Built in 1889, this is one of the oldest buildings on Granville Street. It was designed by William Blackmore for John Vermilyea, who had moved from Ontario to farm on Lulu Island (the main island of Richmond). He was unusual for the time in being a Quaker. He mortgaged the farm, built two buildings on Granville Street, and waited for the city to grow in his direction. But by 1901 there were still 100 feet of vacant land on either side – and nothing across the street – his idea was good but his timing wasn’t and he lost the farm.

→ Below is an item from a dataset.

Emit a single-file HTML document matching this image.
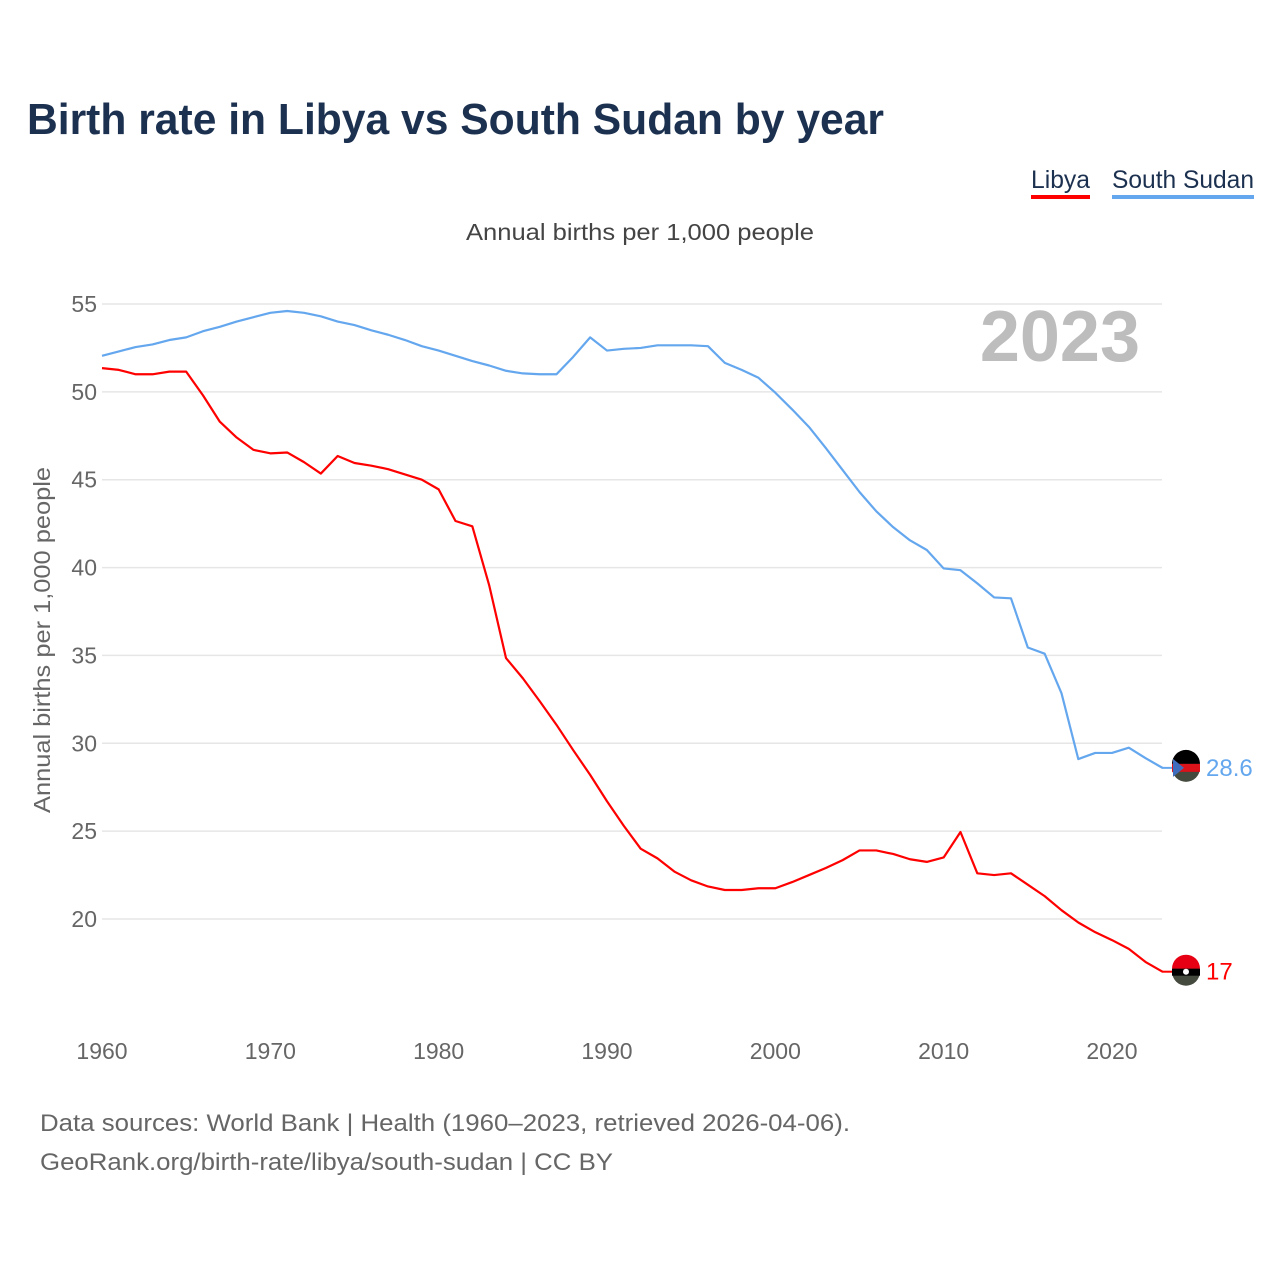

By 1925, as the photograph shows, Bert Love had become the tenant of the store, running Love’s Cafe until 1942 when his sons took over as Love’s Skillet. Upstairs was residential. Back in the 1890s Walter Vermilyea (John’s son) was listed as occupying both Vermilyea Blocks (the other was a block north and is no longer standing) as well as a number of others including Mrs Sam Greer. Presumably Sam was away – he was locked up for shooting a constable when he was being evicted from the 160 acres he had bought (including Kitsilano Beach), but which he was kicked off without compensation (but not without as fight – including 3 court cases that he won while failing to get title or compensation).
These days the building still looks good, housing a bar, sports goods store and upstairs a dance studio as well – a conversion from housing back in 1975.